[Code that draws figures]

::::::

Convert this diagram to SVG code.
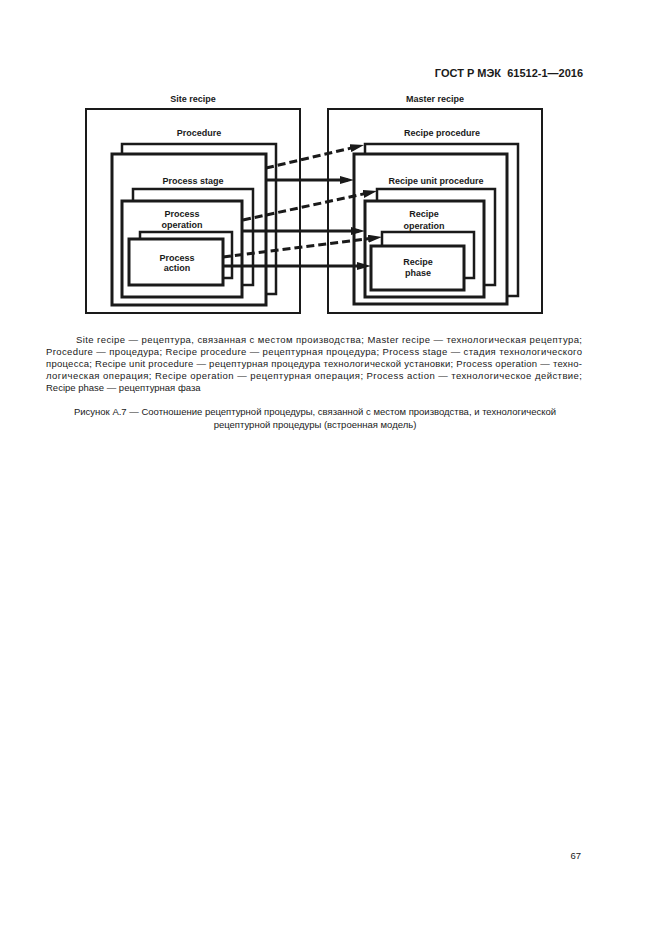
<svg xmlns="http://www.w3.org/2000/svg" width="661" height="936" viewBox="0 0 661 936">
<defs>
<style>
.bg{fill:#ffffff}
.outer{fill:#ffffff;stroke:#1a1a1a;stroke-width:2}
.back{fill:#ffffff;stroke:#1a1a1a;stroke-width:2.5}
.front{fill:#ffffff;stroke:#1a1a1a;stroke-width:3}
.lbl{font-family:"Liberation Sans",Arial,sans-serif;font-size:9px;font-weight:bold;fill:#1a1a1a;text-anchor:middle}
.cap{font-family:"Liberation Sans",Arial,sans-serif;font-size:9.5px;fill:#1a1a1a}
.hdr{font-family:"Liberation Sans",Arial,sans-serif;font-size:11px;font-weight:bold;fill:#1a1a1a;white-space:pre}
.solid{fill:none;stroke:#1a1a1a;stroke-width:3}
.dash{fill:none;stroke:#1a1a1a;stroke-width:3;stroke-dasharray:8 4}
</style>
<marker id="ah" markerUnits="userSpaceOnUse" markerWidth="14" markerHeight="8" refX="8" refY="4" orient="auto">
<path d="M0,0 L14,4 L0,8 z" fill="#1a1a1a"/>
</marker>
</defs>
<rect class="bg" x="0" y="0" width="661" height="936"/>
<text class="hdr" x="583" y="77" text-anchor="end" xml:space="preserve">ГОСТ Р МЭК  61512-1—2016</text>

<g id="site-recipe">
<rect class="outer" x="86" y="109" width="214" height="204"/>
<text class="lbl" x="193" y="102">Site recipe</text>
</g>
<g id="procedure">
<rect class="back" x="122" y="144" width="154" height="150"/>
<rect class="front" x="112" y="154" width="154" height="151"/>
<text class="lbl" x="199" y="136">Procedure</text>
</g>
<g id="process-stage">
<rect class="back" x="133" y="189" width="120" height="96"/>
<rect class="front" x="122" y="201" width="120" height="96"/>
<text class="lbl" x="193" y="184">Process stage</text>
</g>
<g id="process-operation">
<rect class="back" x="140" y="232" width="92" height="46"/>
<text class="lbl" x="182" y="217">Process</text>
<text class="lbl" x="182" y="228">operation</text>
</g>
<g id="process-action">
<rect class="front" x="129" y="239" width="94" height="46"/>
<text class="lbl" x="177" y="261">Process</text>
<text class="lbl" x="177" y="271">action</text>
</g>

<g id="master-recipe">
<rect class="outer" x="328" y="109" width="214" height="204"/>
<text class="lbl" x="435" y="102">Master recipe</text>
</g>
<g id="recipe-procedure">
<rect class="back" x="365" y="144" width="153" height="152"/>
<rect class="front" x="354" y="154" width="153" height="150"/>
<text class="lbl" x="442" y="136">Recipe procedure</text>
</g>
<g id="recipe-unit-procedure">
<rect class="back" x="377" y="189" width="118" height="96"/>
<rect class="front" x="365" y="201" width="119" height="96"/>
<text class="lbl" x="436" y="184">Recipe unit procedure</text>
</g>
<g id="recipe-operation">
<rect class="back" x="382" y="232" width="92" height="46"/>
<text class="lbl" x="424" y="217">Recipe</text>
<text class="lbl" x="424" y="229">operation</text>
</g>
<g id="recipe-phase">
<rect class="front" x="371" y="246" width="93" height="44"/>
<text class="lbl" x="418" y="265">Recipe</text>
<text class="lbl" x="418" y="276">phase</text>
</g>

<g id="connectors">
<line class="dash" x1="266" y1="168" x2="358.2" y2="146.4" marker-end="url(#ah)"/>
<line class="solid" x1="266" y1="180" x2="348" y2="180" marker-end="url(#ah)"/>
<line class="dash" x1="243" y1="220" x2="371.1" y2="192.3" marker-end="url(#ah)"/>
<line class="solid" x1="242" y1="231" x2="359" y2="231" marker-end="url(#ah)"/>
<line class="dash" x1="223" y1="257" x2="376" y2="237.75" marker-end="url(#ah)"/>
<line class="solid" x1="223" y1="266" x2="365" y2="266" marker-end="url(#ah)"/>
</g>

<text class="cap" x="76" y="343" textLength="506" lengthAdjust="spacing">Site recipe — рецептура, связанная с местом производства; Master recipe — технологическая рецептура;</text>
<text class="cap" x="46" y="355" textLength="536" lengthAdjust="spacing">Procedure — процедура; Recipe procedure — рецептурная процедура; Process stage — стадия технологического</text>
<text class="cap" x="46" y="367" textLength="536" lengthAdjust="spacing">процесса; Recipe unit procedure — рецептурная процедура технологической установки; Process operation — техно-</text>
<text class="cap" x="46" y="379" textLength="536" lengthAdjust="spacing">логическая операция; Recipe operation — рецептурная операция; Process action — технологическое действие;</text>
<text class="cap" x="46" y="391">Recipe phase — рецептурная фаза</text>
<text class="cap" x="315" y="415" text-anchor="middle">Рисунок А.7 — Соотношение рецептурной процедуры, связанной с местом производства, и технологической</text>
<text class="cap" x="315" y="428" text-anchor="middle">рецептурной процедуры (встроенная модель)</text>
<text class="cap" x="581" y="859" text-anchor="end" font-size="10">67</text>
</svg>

::::::

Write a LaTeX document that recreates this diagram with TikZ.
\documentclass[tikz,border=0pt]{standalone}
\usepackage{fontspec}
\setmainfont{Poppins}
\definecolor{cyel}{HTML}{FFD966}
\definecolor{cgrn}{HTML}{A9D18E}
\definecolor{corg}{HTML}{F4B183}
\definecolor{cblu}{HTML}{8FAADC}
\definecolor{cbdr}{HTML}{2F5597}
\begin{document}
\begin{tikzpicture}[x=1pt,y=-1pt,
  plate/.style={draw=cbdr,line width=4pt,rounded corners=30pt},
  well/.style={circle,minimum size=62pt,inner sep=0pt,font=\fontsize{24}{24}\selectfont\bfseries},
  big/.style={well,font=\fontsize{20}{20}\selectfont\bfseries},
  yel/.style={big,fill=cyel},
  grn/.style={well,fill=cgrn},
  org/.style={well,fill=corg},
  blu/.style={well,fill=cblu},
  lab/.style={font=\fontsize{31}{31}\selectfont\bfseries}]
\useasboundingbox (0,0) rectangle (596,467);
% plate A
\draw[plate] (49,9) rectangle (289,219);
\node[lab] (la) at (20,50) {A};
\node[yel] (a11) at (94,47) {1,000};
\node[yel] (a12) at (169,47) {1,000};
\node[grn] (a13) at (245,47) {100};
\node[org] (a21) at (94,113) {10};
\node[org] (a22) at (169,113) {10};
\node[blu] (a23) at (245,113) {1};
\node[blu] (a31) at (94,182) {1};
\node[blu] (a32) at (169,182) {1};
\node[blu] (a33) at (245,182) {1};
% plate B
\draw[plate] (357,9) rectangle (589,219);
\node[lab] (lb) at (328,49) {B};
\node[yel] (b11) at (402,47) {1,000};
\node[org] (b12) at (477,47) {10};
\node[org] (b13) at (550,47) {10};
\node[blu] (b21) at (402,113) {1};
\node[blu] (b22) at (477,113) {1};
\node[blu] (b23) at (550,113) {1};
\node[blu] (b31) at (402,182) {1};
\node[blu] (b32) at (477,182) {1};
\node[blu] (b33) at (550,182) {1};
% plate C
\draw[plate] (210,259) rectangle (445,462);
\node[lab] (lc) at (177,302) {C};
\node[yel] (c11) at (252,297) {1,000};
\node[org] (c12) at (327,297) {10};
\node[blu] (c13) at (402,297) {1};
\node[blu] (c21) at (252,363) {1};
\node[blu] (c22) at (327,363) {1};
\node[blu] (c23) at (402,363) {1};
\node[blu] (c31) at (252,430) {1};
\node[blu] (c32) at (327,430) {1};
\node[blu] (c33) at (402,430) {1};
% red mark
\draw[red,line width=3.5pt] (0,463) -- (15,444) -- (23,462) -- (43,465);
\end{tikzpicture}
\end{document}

::::::

* Description of the task:
Where a line above contains the string "this", copy that line.

* Answer to the task:
Convert this diagram to SVG code.
Write a LaTeX document that recreates this diagram with TikZ.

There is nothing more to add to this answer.